Ils prennent droit par là de ronger mes entrailles.

Leur retour me punit de mon trop de bonheur,

Et mes bras triomphants me déchirent le cœur[28].

Pourquoi donc cet argent si nécessaire manquait-il si souvent ? Ici nous retrouvons un troisième mal déjà signalé plusieurs fois, mais toujours persistant, à savoir l'incohérence du système financier qui n'était pas même un système, et l'infidélité des agents du fisc à tous les degrés de la hiérarchie. Les populations ne payaient qu'avec répugnance ; pour les ménager un peu ou les tromper sur le poids des charges, il fallait jouer de ruse, et donner à l'impôt des formes, des délais, qui l'empêchaient de durer, ou de rapporter autant qu'il en était besoin. Les corps judiciaires, qui se faisaient une popularité de leur opposition au payement, consentaient quelquefois à se taire quand on leur promettait de partager, et. les largesses qui soldaient leur silence diminuaient d'autant le revenu du roi. Enfin les collecteurs n'accordaient leurs services qu'à la condition de prélever sur leurs recettes une grosse fortune personnelle, écrasant ainsi les contribuables sans suffire aux nécessités publiques. Plusieurs faits recueillis dans les mémoires contemporains peuvent composer un tableau assez frappant de ces industries administratives auxquelles le gouvernement était réduit.

En I 65, le roi demanda aux États du Languedoc un million et demi, à titre de don, suivant l'usage des provinces à États. Les évêques représentèrent que le pays était ruiné, que la province ne pouvait donner au delà d'un million. Pour forcer cette résistance, le gouvernement exploita une crainte plus forte encore que celle de l'impôt direct. Par le conseil de Gourville, Mazarin annonça que l'armée de Catalogne prendrait ses quartiers d'hiver en Languedoc ; les ordres nécessaires à ces cantonnements de troupes furent expédiés immédiatement. A cette nouvelle, il y eut grand émoi chez les intéressés. Le prince de Conti fut supplié de préserver la province de ce logement si onéreux ; le prince répondit que le seul moyen d'obtenir cette grâce était de donner au roi un million huit cent mille livres, trois cent mille de plus qu'il n'avait d'abord été demandé. Pour échapper aux soldats, les États votèrent le don augmenté. Mais il fallait pourtant bien loger les troupes dont le Languedoc se déchargeait ; elles furent envoyées en Guienne, parce que cette province, n'ayant pas d'États, n'avait pas de don à faire, et devait payer sous une autre forme : on lui imposa la plus coûteuse.
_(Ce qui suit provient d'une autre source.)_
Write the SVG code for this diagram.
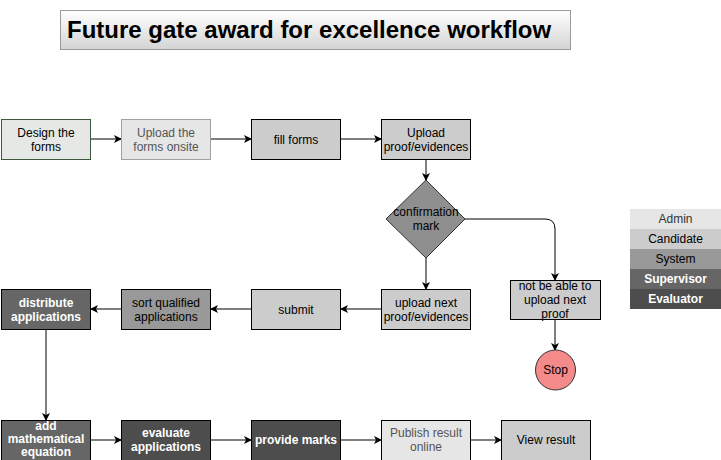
<svg xmlns="http://www.w3.org/2000/svg" width="721" height="460" viewBox="0 0 721 460">
<defs>
<linearGradient id="tg" x1="0" y1="0" x2="0" y2="1"><stop offset="0" stop-color="#ffffff"/><stop offset="1" stop-color="#d4d4d4"/></linearGradient>
<marker id="ah" markerWidth="10" markerHeight="10" refX="8" refY="5" orient="auto" markerUnits="userSpaceOnUse"><path d="M1,1 L9,5 L1,9 L3,5 Z" fill="#000"/></marker>
<style>
text{font-family:"Liberation Sans",Arial,sans-serif;font-size:12px;text-anchor:middle}
.b{stroke:#000;stroke-width:1}
.admin{fill:#e6e6e6}
.cand{fill:#cccccc}
.sys{fill:#999999}
.sup{fill:#666666}
.eval{fill:#4d4d4d}
.tw{fill:#ffffff}
.twb{fill:#ffffff;font-weight:bold}
.tg{fill:#555555}
.c{fill:none;stroke:#000;stroke-width:1;marker-end:url(#ah)}
</style>
</defs>
<rect width="721" height="460" fill="#ffffff"/>
<g id="title"><rect x="60.5" y="10.5" width="510" height="39" fill="url(#tg)" stroke="#9a9a9a"/><text x="67" y="38" style="font-size:24px;font-weight:bold;text-anchor:start" fill="#000">Future gate award for excellence workflow</text></g>
<g id="connectors">
<path class="c" d="M91,139 H121"/>
<path class="c" d="M211,139 H251"/>
<path class="c" d="M341,139 H381"/>
<path class="c" d="M426,159 V180"/>
<path class="c" d="M426,258 V289"/>
<path class="c" d="M465,219 H545 Q555,219 555,229 V280"/>
<path class="c" d="M555,320 V350"/>
<path class="c" d="M381,309 H341"/>
<path class="c" d="M251,309 H211"/>
<path class="c" d="M121,309 H91"/>
<path class="c" d="M46,329 V420"/>
<path class="c" d="M91,440 H121"/>
<path class="c" d="M211,440 H251"/>
<path class="c" d="M341,440 H381"/>
<path class="c" d="M471,440 H501"/>
</g>
<g id="n1"><rect x="1.5" y="119.5" width="89" height="40" fill="#e6e8e6" stroke="#3d5a3d"/><text x="46" y="137">Design the</text><text x="46" y="151">forms</text></g>
<g id="n2"><rect x="121.5" y="119.5" width="89" height="40" class="admin" stroke="#a0a0a0"/><text x="166" y="137" class="tg">Upload the</text><text x="166" y="151" class="tg">forms onsite</text></g>
<g id="n3"><rect x="251.5" y="119.5" width="89" height="40" class="cand b"/><text x="296" y="144">fill forms</text></g>
<g id="n4"><rect x="381.5" y="119.5" width="89" height="40" class="cand b"/><text x="426" y="137">Upload</text><text x="426" y="151">proof/evidences</text></g>
<g id="n5"><path d="M426,180 L465,219 L426,258 L386,219 Z" fill="#8f8f8f" stroke="#333"/><text x="426" y="216">confirmation</text><text x="426" y="230">mark</text></g>
<g id="n6"><rect x="381.5" y="289.5" width="89" height="40" class="cand b"/><text x="426" y="307">upload next</text><text x="426" y="321">proof/evidences</text></g>
<g id="n7"><rect x="510.5" y="280.5" width="90" height="39" class="cand b"/><text x="555" y="290">not be able to</text><text x="555" y="304">upload next</text><text x="555" y="318">proof</text></g>
<g id="n8"><circle cx="555.5" cy="370" r="20" fill="#f48a8a" stroke="#333"/><text x="555.5" y="374">Stop</text></g>
<g id="n9"><rect x="251.5" y="289.5" width="89" height="40" class="cand b"/><text x="296" y="314">submit</text></g>
<g id="n10"><rect x="121.5" y="289.5" width="89" height="40" class="sys b"/><text x="166" y="307">sort qualified</text><text x="166" y="321">applications</text></g>
<g id="n11"><rect x="1.5" y="289.5" width="89" height="40" class="sup b"/><text x="46" y="307" class="twb">distribute</text><text x="46" y="321" class="twb">applications</text></g>
<g id="n12"><rect x="1.5" y="420.5" width="89" height="40" class="sup b"/><text x="46" y="430" class="twb">add</text><text x="46" y="443" class="twb">mathematical</text><text x="46" y="456" class="twb">equation</text></g>
<g id="n13"><rect x="121.5" y="420.5" width="89" height="40" class="eval b"/><text x="166" y="437" class="twb">evaluate</text><text x="166" y="451" class="twb">applications</text></g>
<g id="n14"><rect x="251.5" y="420.5" width="89" height="40" class="eval b"/><text x="296" y="444" class="twb">provide marks</text></g>
<g id="n15"><rect x="381.5" y="420.5" width="89" height="40" class="admin" stroke="#000"/><text x="426" y="437" class="tg">Publish result</text><text x="426" y="451" class="tg">online</text></g>
<g id="n16"><rect x="501.5" y="420.5" width="89" height="40" class="cand b"/><text x="546" y="444">View result</text></g>
<g id="legend">
<rect x="630" y="209" width="91" height="20" class="admin"/><text x="675.5" y="223" fill="#333">Admin</text>
<rect x="630" y="229" width="91" height="20" class="cand"/><text x="675.5" y="243">Candidate</text>
<rect x="630" y="249" width="91" height="20" class="sys"/><text x="675.5" y="263">System</text>
<rect x="630" y="269" width="91" height="20" class="sup"/><text x="675.5" y="283" class="twb">Supervisor</text>
<rect x="630" y="289" width="91" height="20" class="eval"/><text x="675.5" y="303" class="twb">Evaluator</text>
</g>
</svg>
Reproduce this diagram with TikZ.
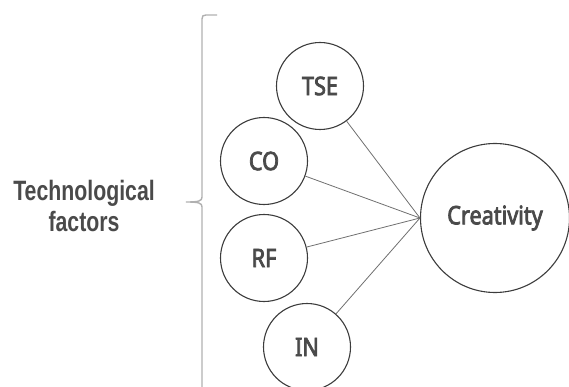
\documentclass[tikz,border=0pt]{standalone}
\usepackage{fontspec}
\newfontfamily\labfont[FakeStretch=0.85, FakeBold=3]{Noto Sans}
\newfontfamily\headfont[FakeStretch=0.76]{Liberation Sans}
\definecolor{txt}{HTML}{4A4A4A}
\definecolor{ring}{HTML}{3C3C3C}
\definecolor{conn}{HTML}{707070}
\definecolor{brace}{HTML}{B0B0B0}
\tikzset{
  factor/.style={circle, draw=ring, line width=1.1pt, minimum size=87pt, inner sep=0pt,
    text=txt, font=\labfont\fontsize{25.5}{30}\selectfont},
  bigcircle/.style={factor, minimum size=149pt},
  link/.style={draw=conn, line width=0.8pt},
  bracestyle/.style={draw=brace, line width=1.4pt},
  heading/.style={align=center, text=txt, font=\headfont\bfseries\fontsize{28}{31}\selectfont}
}
\begin{document}
\begin{tikzpicture}[x=1pt,y=-1pt]
\useasboundingbox (0,0) rectangle (569,387);
% bracket
\draw[bracestyle] (217,15) -- (206,15) .. controls (203,15) and (202,16) .. (202,19)
  -- (202,197) .. controls (202,201) and (199,202) .. (186,202)
  .. controls (199,202) and (202,203) .. (202,207) -- (202,387);
% heading
\node[heading] (tech) at (84,206) {Technological\\factors};
% nodes
\node[factor] (tse) at (320,86) {TSE};
\node[factor] (co) at (264,161) {CO};
\node[factor] (rf) at (264,258) {RF};
\node[factor] (in) at (307,347) {IN};
\node[bigcircle] (cr) at (495,218) {Creativity};
% connectors
\draw[link] (tse) -- (cr.west);
\draw[link] (co) -- (cr.west);
\draw[link] (rf) -- (cr.west);
\draw[link] (in) -- (cr.west);
\end{tikzpicture}
\end{document}
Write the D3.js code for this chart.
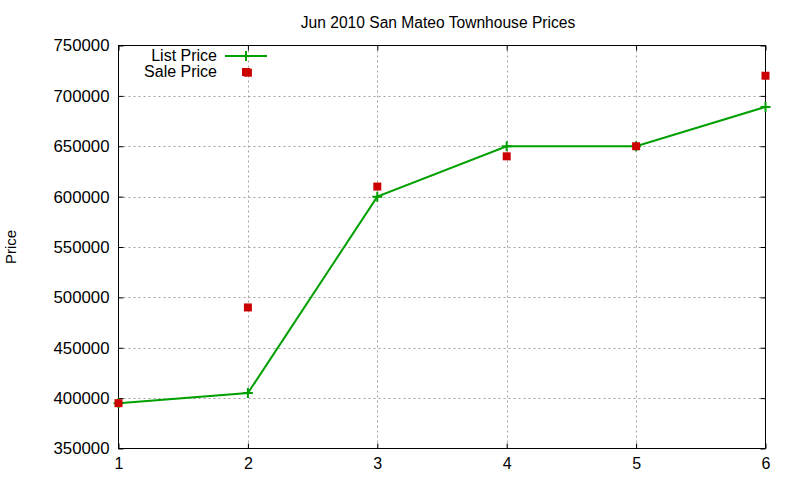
<!DOCTYPE html>
<html>
<head>
<meta charset="utf-8">
<script src="https://cdn.jsdelivr.net/npm/d3@7"></script>
<style>
  body { margin: 0; background: #fff; }
  text { font-family: "Liberation Sans", Arial, sans-serif; fill: #000; }
</style>
</head>
<body>
<script>
// chart data
var listX = [1, 2, 3, 4, 5, 6];
var listPrice = [395000, 405000, 600000, 650000, 650000, 689000];
var saleX = [1, 2, 2, 3, 4, 5, 6];
var salePrice = [395000, 723000, 490000, 610000, 640000, 650000, 720000];
var xTicks = [1, 2, 3, 4, 5, 6];
var yTicks = [350000, 400000, 450000, 500000, 550000, 600000, 650000, 700000, 750000];

var width = 800, height = 480;
var plotLeft = 118.5, plotRight = 765.5, plotTop = 45.5, plotBottom = 448.5;

var svg = d3.select("body").append("svg")
    .attr("width", width)
    .attr("height", height);

var x = d3.scaleLinear().domain([1, 6]).range([plotLeft, plotRight]);
var y = d3.scaleLinear().domain([350000, 750000]).range([plotBottom, plotTop]);

// grid lines
var grid = svg.append("g").attr("class", "grid")
    .attr("stroke", "#a0a0a0")
    .attr("stroke-width", 1)
    .attr("stroke-dasharray", "2,3");
grid.selectAll(".vgrid")
    .data(xTicks.slice(1, -1))
    .enter().append("line")
    .attr("x1", function(d){ return Math.round(x(d)) + 0.5; })
    .attr("x2", function(d){ return Math.round(x(d)) + 0.5; })
    .attr("y1", plotTop).attr("y2", plotBottom);
grid.selectAll(".hgrid")
    .data(yTicks.slice(1, -1))
    .enter().append("line")
    .attr("y1", function(d){ return Math.round(y(d)) + 0.5; })
    .attr("y2", function(d){ return Math.round(y(d)) + 0.5; })
    .attr("x1", plotLeft).attr("x2", plotRight);

// axes with inward ticks, mirrored on opposite side
var fmt = d3.format("d");
var yAxis = d3.axisLeft(y).tickValues(yTicks).tickFormat(fmt).tickSizeInner(-5).tickSizeOuter(0).tickPadding(9);
var yAxisR = d3.axisRight(y).tickValues(yTicks).tickSizeInner(-5).tickSizeOuter(0).tickFormat("");
var xAxis = d3.axisBottom(x).tickValues(xTicks).tickFormat(fmt).tickSizeInner(-5).tickSizeOuter(0).tickPadding(9);
var xAxisT = d3.axisTop(x).tickValues(xTicks).tickSizeInner(-5).tickSizeOuter(0).tickFormat("");

function styleAxis(size){
    return function(g){
        g.select(".domain").remove();
        g.selectAll("line").attr("stroke", "#000");
        g.selectAll("text")
            .style("font-family", "'Liberation Sans', Arial, sans-serif")
            .style("font-size", size)
            .attr("fill", "#000");
    };
}

svg.append("g").attr("transform", "translate(" + plotLeft + ",0)").call(yAxis).call(styleAxis("16.8px"));
svg.append("g").attr("transform", "translate(" + plotRight + ",0)").call(yAxisR).call(styleAxis("16px"));
svg.append("g").attr("transform", "translate(0," + plotBottom + ")").call(xAxis).call(styleAxis("16px"));
svg.append("g").attr("transform", "translate(0," + plotTop + ")").call(xAxisT).call(styleAxis("16px"));

// border
svg.append("rect")
    .attr("x", plotLeft).attr("y", plotTop)
    .attr("width", plotRight - plotLeft).attr("height", plotBottom - plotTop)
    .attr("fill", "none")
    .attr("stroke", "#000")
    .attr("stroke-width", 1);

// list price line
var listData = listX.map(function(d, i){ return {x: d, y: listPrice[i]}; });
var line = d3.line()
    .x(function(d){ return x(d.x); })
    .y(function(d){ return y(d.y); });

svg.append("path")
    .datum(listData)
    .attr("d", line)
    .attr("fill", "none")
    .attr("stroke", "#00a000")
    .attr("stroke-width", 2);

// plus markers
var plusSize = 5;
svg.selectAll(".plus")
    .data(listData)
    .enter().append("path")
    .attr("class", "plus")
    .attr("d", function(d){
        var cx = x(d.x), cy = y(d.y);
        return "M" + (cx - plusSize) + "," + cy + "H" + (cx + plusSize) +
               "M" + cx + "," + (cy - plusSize) + "V" + (cy + plusSize);
    })
    .attr("stroke", "#00a000")
    .attr("stroke-width", 2)
    .attr("fill", "none");

// sale price squares
var saleData = saleX.map(function(d, i){ return {x: d, y: salePrice[i]}; });
var sq = 8;
svg.selectAll(".sale")
    .data(saleData)
    .enter().append("rect")
    .attr("class", "sale")
    .attr("x", function(d){ return x(d.x) - sq / 2; })
    .attr("y", function(d){ return y(d.y) - sq / 2; })
    .attr("width", sq)
    .attr("height", sq)
    .attr("fill", "#cc0000");

// legend
var legend = svg.append("g").attr("class", "legend");
legend.append("text")
    .attr("x", 217).attr("y", 61)
    .attr("text-anchor", "end")
    .style("font-size", "16px")
    .text("List Price");
legend.append("line")
    .attr("x1", 225).attr("x2", 267)
    .attr("y1", 56).attr("y2", 56)
    .attr("stroke", "#00a000")
    .attr("stroke-width", 2);
legend.append("line")
    .attr("x1", 246).attr("x2", 246)
    .attr("y1", 51).attr("y2", 61)
    .attr("stroke", "#00a000")
    .attr("stroke-width", 2);
legend.append("text")
    .attr("x", 217).attr("y", 77)
    .attr("text-anchor", "end")
    .style("font-size", "16px")
    .text("Sale Price");
legend.append("rect")
    .attr("x", 242).attr("y", 68)
    .attr("width", sq).attr("height", sq)
    .attr("fill", "#cc0000");

// title
svg.append("text")
    .attr("x", 438).attr("y", 28)
    .attr("text-anchor", "middle")
    .style("font-size", "15.6px")
    .text("Jun 2010 San Mateo Townhouse Prices");

// y axis label
svg.append("text")
    .attr("transform", "translate(16,247) rotate(-90)")
    .attr("text-anchor", "middle")
    .style("font-size", "15px")
    .text("Price");
</script>
</body>
</html>
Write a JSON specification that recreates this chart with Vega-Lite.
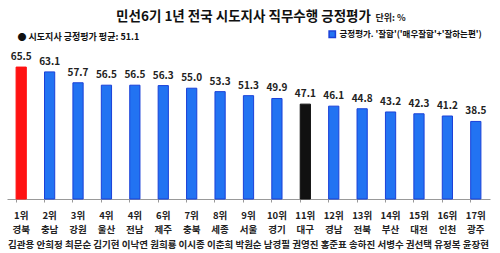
{
  "$schema": "https://vega.github.io/schema/vega-lite/v6.json",
  "autosize": {"type": "none"},
  "width": 483,
  "height": 141,
  "padding": {"left": 7, "top": 58, "right": 10, "bottom": 54},
  "background": "white",
  "config": {"view": {"stroke": null}, "font": "Noto Sans CJK KR"},
  "title": {
    "text": "민선6기 1년 전국 시도지사 직무수행 긍정평가",
    "fontSize": 13.5,
    "fontWeight": "bold",
    "color": "#111",
    "anchor": "middle",
    "frame": "group",
    "dx": -5,
    "dy": 12,
    "offset": 2,
    "font": "Noto Sans CJK KR"
  },
  "data": {
    "values": [
      {"rank": "1위", "region": "경북", "name": "김관용", "value": 65.5, "group": "1위"},
      {"rank": "2위", "region": "충남", "name": "안희정", "value": 63.1, "group": "긍정평가. '잘함'('매우잘함'+'잘하는편')"},
      {"rank": "3위", "region": "강원", "name": "최문순", "value": 57.7, "group": "긍정평가. '잘함'('매우잘함'+'잘하는편')"},
      {"rank": "4위", "region": "울산", "name": "김기현", "value": 56.5, "group": "긍정평가. '잘함'('매우잘함'+'잘하는편')"},
      {"rank": "4위", "region": "전남", "name": "이낙연", "value": 56.5, "group": "긍정평가. '잘함'('매우잘함'+'잘하는편')"},
      {"rank": "6위", "region": "제주", "name": "원희룡", "value": 56.3, "group": "긍정평가. '잘함'('매우잘함'+'잘하는편')"},
      {"rank": "7위", "region": "충북", "name": "이시종", "value": 55.0, "group": "긍정평가. '잘함'('매우잘함'+'잘하는편')"},
      {"rank": "8위", "region": "세종", "name": "이춘희", "value": 53.3, "group": "긍정평가. '잘함'('매우잘함'+'잘하는편')"},
      {"rank": "9위", "region": "서울", "name": "박원순", "value": 51.3, "group": "긍정평가. '잘함'('매우잘함'+'잘하는편')"},
      {"rank": "10위", "region": "경기", "name": "남경필", "value": 49.9, "group": "긍정평가. '잘함'('매우잘함'+'잘하는편')"},
      {"rank": "11위", "region": "대구", "name": "권영진", "value": 47.1, "group": "대구"},
      {"rank": "12위", "region": "경남", "name": "홍준표", "value": 46.1, "group": "긍정평가. '잘함'('매우잘함'+'잘하는편')"},
      {"rank": "13위", "region": "전북", "name": "송하진", "value": 44.8, "group": "긍정평가. '잘함'('매우잘함'+'잘하는편')"},
      {"rank": "14위", "region": "부산", "name": "서병수", "value": 43.2, "group": "긍정평가. '잘함'('매우잘함'+'잘하는편')"},
      {"rank": "15위", "region": "대전", "name": "권선택", "value": 42.3, "group": "긍정평가. '잘함'('매우잘함'+'잘하는편')"},
      {"rank": "16위", "region": "인천", "name": "유정복", "value": 41.2, "group": "긍정평가. '잘함'('매우잘함'+'잘하는편')"},
      {"rank": "17위", "region": "광주", "name": "윤장현", "value": 38.5, "group": "긍정평가. '잘함'('매우잘함'+'잘하는편')"}
    ]
  },
  "transform": [
    {"calculate": "datum.rank + '|' + datum.region + '|' + datum.name", "as": "key"}
  ],
  "encoding": {
    "x": {
      "field": "key",
      "type": "nominal",
      "sort": null,
      "scale": {"paddingInner": 0.64, "paddingOuter": 0.32},
      "axis": {
        "title": "단위: %",
        "titleFontSize": 9,
        "titleFontWeight": "bold",
        "titleColor": "#222",
        "titleAnchor": "start",
        "titleAlign": "left",
        "titleBaseline": "middle",
        "titleX": 368,
        "titleY": -182,
        "labelExpr": "split(datum.label, '|')",
        "labelAngle": 0,
        "labelFontSize": 9.5,
        "labelFontWeight": "bold",
        "labelColor": "#222",
        "labelLineHeight": 14.5,
        "labelPadding": 8,
        "labelBaseline": "top",
        "domainColor": "#999",
        "tickColor": "#999",
        "tickSize": 3,
        "bandPosition": 0,
        "labelBound": false,
        "labelOverlap": false
      }
    },
    "y": {
      "field": "value",
      "type": "quantitative",
      "scale": {"domain": [0, 70], "nice": false},
      "axis": {
        "title": "● 시도지사 긍정평가 평균: 51.1",
        "titleAngle": 0,
        "titleFontSize": 9,
        "titleFontWeight": "bold",
        "titleColor": "#111",
        "titleAlign": "left",
        "titleBaseline": "middle",
        "titleX": 10,
        "titleY": -22,
        "labels": false,
        "ticks": false,
        "domain": false,
        "grid": false
      }
    }
  },
  "layer": [
    {
      "mark": {"type": "bar", "strokeWidth": 1},
      "encoding": {
        "color": {
          "field": "group",
          "type": "nominal",
          "scale": {
            "domain": ["1위", "대구", "긍정평가. '잘함'('매우잘함'+'잘하는편')"],
            "range": ["#ff1212", "#111111", "#2273f2"]
          },
          "legend": {
            "values": ["긍정평가. '잘함'('매우잘함'+'잘하는편')"],
            "title": null,
            "orient": "none",
            "legendX": 321,
            "legendY": -28,
            "symbolType": "square",
            "symbolSize": 40,
            "symbolStrokeColor": "#1a40d8",
            "labelFontSize": 8.5,
            "labelFontWeight": "bold",
            "labelColor": "#111",
            "labelOffset": 3
          }
        },
        "stroke": {
          "field": "group",
          "type": "nominal",
          "scale": {
            "domain": ["1위", "대구", "긍정평가. '잘함'('매우잘함'+'잘하는편')"],
            "range": ["#ff1212", "#111111", "#1a40d8"]
          },
          "legend": null
        }
      }
    },
    {
      "mark": {"type": "text", "dy": -5, "fontSize": 10, "fontWeight": "bold", "color": "#222", "baseline": "bottom"},
      "encoding": {
        "text": {"field": "value", "type": "quantitative", "format": ".1f"}
      }
    }
  ]
}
Dans cette même année, le surintendant Fouquet rencontrait, dans le Parlement de Paris, une grande opposition aux édits fiscaux. Gourville, fertile en expédients, lui trouva le secret infaillible de s'accorder avec le zèle des magistrats. Il ne s'agissait que de gagner ceux des opposants qui entraînaient les autres, et pour cela de leur donner comptant cinq cents écus de gratification avec promesse d'une somme pareille pour les étrennes. Il dressa la liste des adversaires qu'il fallait ainsi attaquer par l'argent ; il fut ensuite chargé d'entreprendre les plus difficiles, et en particulier le président Lecogneux qui s'était jadis montré si jaloux de l'honneur des cours souveraines et du soulagement du peuple[29]. Il parait que Lecogneux ne se rendit pas à la première offre, et qu'il marchanda longuement sa conviction : car il fallut lui donner deux mille écus pour achever une terrasse commencée à sa maison de campagne. Mais en dernier résultat, le surintendant put juger que son négociateur avait bien réussi auprès du président susdit[30]. C'est ce Lecogneux qui épousa la veuve du financier Galland, un des secrétaires du conseil, riche de six millions, dont la fortune n'était pas à l'abri de tout soupçon d'illégalité.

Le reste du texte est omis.